'''
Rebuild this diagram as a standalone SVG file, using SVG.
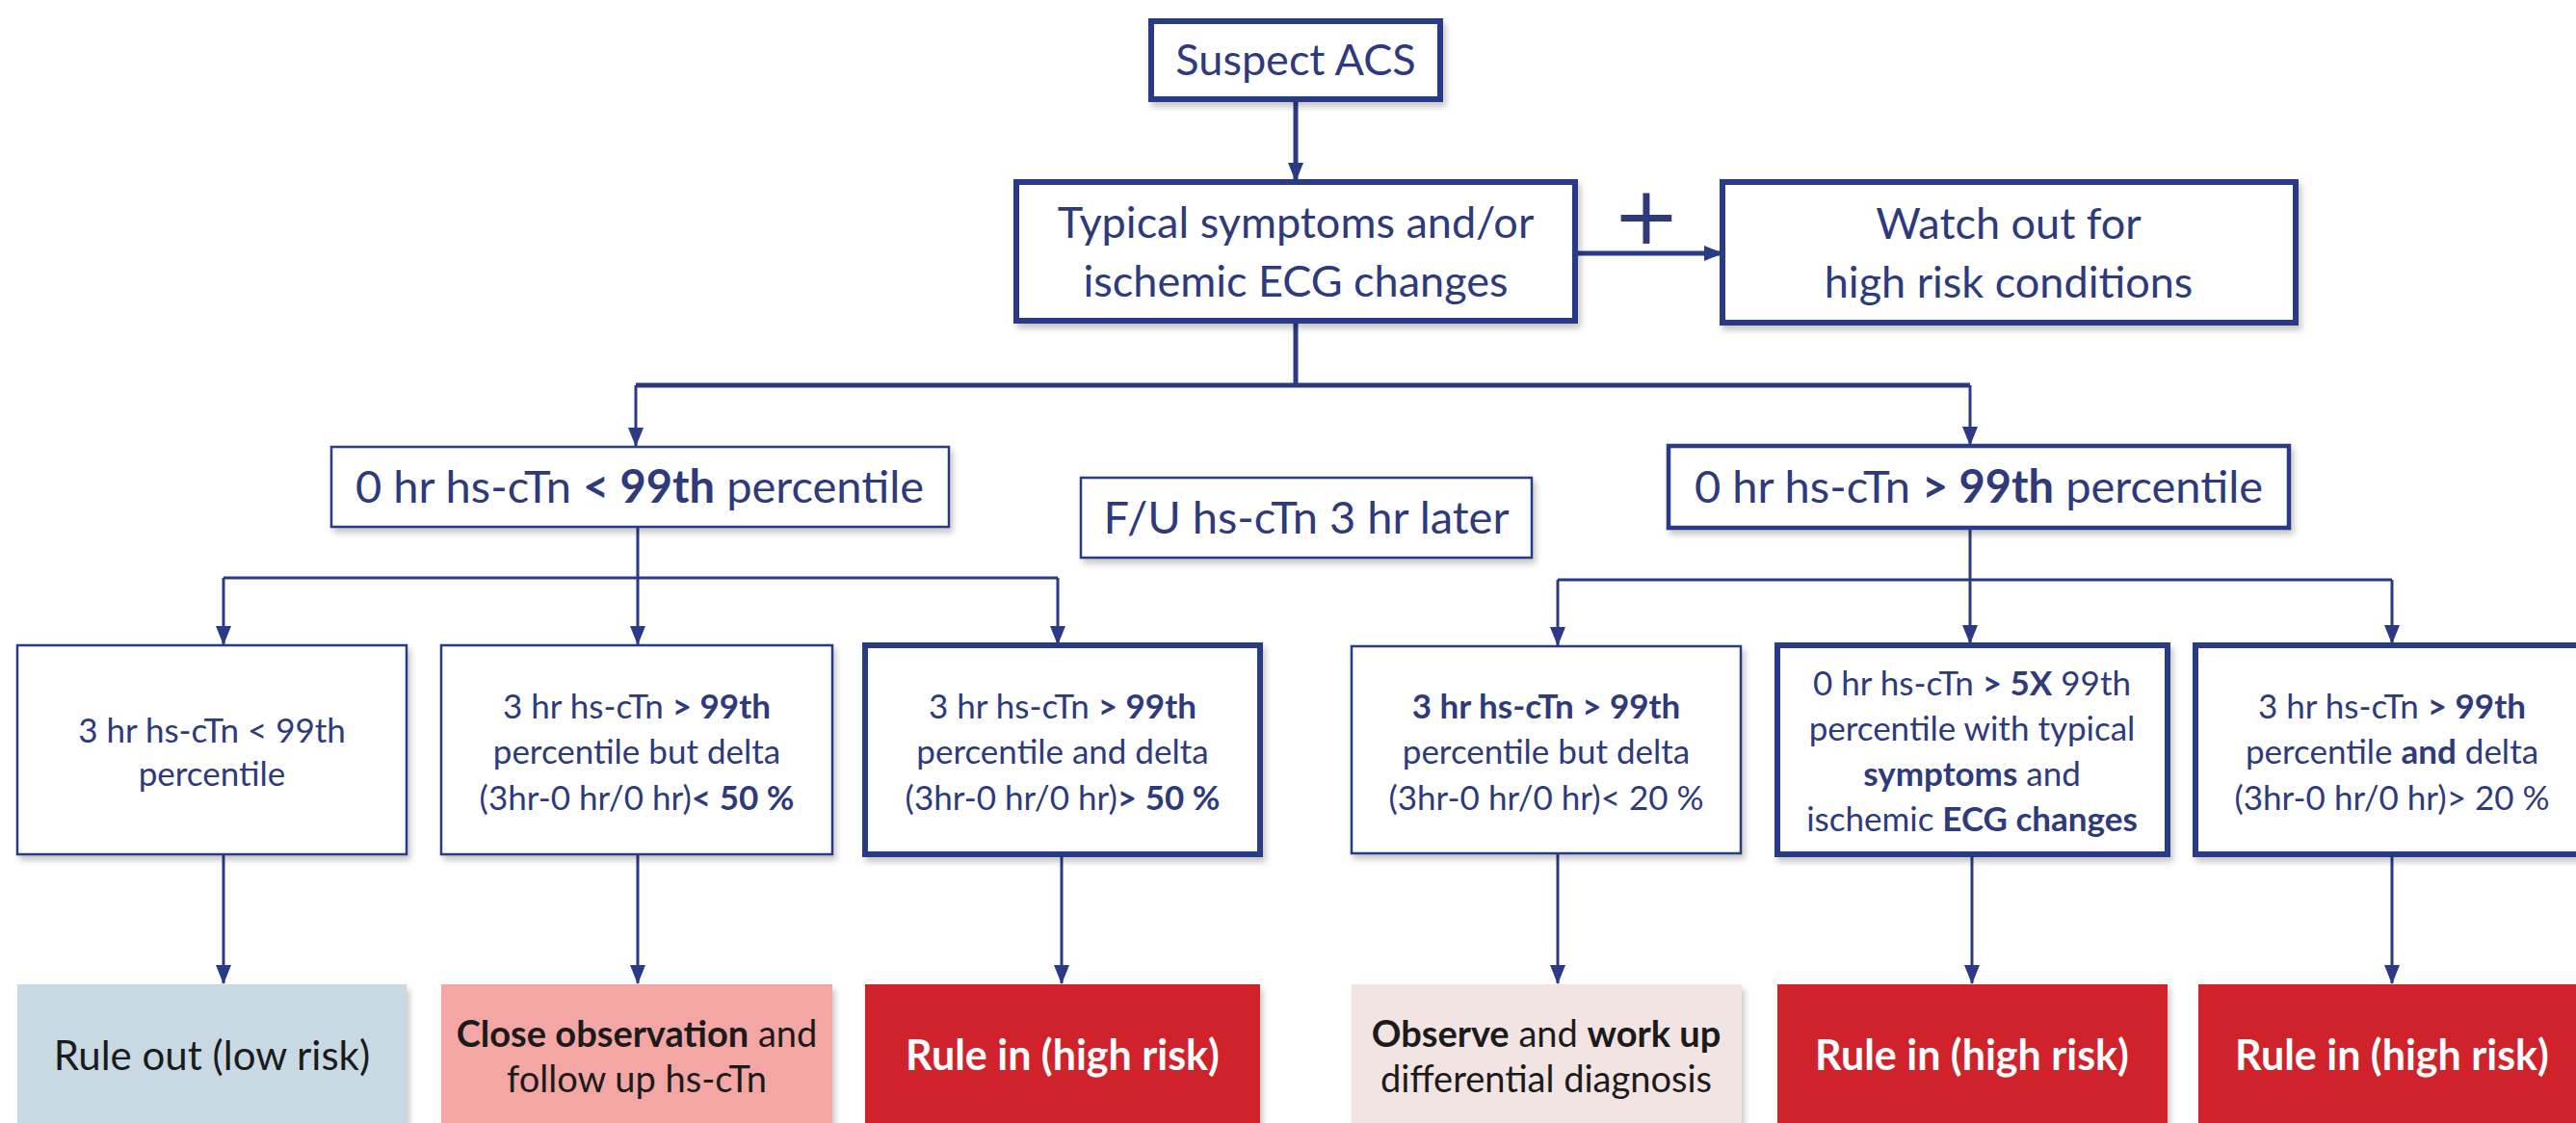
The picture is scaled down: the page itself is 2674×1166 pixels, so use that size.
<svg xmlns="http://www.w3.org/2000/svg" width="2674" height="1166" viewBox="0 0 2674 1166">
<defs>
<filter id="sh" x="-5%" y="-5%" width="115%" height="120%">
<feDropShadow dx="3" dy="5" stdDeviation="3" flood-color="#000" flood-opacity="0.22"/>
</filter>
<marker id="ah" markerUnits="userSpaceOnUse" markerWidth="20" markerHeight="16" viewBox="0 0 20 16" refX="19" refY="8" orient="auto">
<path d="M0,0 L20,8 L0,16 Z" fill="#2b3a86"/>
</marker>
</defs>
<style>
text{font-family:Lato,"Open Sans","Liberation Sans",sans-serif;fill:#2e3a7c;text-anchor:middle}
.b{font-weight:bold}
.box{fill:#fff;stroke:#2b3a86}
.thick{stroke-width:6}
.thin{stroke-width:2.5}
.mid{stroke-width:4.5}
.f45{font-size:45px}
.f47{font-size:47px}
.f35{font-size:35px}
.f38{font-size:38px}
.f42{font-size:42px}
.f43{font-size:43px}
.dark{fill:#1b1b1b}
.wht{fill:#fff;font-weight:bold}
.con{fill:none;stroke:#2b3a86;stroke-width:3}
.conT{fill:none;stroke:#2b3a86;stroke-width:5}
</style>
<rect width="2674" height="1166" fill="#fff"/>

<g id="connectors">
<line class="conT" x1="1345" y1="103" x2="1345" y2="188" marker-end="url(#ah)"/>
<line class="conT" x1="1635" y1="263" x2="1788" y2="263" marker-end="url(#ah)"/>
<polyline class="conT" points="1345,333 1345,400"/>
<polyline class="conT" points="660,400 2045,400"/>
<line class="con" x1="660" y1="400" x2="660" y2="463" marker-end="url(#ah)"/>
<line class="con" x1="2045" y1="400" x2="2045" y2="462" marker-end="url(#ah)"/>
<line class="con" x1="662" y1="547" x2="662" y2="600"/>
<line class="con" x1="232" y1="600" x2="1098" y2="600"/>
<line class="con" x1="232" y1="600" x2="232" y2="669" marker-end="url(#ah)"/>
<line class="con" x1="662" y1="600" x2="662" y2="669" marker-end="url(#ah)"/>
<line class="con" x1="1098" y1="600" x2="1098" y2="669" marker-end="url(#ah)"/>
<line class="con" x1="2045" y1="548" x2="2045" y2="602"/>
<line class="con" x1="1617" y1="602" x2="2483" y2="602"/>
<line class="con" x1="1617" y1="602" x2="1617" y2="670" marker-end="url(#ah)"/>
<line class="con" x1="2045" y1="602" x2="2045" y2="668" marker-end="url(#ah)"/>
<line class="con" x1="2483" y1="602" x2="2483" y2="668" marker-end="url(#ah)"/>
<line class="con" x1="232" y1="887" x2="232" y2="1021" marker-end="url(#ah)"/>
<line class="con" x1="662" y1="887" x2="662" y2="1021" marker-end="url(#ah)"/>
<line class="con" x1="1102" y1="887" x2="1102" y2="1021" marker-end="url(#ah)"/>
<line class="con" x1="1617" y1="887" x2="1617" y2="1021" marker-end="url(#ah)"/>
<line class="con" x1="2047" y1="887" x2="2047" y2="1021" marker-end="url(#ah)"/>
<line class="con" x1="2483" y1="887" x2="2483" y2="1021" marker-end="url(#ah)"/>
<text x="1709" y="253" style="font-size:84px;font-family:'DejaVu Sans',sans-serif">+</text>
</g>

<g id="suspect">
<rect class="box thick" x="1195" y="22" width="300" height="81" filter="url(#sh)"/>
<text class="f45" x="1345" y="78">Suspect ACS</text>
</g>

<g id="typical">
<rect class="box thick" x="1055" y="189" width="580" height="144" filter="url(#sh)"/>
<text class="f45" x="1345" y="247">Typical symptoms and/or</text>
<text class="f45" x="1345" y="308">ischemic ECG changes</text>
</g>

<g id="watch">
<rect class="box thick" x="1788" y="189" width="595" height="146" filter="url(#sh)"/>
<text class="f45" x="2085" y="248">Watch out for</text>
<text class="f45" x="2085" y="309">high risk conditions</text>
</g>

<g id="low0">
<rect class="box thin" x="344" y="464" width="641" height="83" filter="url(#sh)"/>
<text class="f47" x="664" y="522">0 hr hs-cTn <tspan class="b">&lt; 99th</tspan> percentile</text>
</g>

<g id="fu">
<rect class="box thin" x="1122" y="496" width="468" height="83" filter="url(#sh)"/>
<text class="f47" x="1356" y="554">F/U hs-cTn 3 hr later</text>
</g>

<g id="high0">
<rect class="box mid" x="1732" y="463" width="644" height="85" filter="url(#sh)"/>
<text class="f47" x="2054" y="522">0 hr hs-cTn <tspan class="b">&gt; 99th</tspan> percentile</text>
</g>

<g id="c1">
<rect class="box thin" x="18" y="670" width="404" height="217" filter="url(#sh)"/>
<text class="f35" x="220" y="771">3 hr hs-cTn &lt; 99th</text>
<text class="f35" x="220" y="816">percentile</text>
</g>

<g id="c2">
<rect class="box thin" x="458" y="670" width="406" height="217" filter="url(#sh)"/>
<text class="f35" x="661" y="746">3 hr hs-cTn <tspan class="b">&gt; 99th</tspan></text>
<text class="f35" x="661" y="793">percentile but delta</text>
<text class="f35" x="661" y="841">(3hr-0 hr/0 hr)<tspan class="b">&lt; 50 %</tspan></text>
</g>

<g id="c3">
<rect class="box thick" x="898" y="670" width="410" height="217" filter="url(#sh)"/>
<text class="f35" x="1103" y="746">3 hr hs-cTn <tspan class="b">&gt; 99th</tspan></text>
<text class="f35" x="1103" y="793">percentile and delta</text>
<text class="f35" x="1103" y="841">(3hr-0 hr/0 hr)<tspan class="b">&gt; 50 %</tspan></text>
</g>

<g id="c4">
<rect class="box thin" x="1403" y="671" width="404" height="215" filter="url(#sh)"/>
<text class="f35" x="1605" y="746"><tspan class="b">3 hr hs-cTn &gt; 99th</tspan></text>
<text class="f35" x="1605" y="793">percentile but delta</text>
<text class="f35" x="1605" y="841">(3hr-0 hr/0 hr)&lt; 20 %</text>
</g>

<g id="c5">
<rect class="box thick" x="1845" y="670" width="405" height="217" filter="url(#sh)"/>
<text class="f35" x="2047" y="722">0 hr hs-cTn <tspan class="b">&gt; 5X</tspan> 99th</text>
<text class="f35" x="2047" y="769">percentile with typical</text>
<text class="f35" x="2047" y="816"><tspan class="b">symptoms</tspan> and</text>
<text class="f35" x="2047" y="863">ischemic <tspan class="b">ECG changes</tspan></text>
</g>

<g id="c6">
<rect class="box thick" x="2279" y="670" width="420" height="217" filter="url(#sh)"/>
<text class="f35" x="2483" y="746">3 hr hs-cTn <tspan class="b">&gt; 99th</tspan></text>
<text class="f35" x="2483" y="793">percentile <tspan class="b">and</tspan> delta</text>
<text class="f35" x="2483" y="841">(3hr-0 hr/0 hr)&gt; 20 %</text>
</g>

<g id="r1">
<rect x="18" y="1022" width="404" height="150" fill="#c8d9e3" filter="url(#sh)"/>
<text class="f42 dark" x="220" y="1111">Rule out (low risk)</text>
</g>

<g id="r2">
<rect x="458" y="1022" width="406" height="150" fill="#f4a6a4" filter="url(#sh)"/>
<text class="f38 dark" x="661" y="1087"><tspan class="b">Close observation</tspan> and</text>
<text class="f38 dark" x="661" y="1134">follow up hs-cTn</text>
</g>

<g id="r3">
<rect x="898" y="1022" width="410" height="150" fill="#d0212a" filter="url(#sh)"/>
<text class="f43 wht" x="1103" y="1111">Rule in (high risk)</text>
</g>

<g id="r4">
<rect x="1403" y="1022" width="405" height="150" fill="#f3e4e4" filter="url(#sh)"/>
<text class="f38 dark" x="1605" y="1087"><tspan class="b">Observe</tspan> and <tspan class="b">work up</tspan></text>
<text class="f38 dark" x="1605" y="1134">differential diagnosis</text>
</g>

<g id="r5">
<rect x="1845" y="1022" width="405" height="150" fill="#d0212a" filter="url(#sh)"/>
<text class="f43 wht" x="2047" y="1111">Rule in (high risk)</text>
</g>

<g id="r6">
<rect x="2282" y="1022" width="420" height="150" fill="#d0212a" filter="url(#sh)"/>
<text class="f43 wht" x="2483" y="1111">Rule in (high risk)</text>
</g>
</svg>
'''
Where a line above holds the string "size", show that line.

The picture is scaled down: the page itself is 2674×1166 pixels, so use that size.
.f45{font-size:45px}
.f47{font-size:47px}
.f35{font-size:35px}
.f38{font-size:38px}
.f42{font-size:42px}
.f43{font-size:43px}
<text x="1709" y="253" style="font-size:84px;font-family:'DejaVu Sans',sans-serif">+</text>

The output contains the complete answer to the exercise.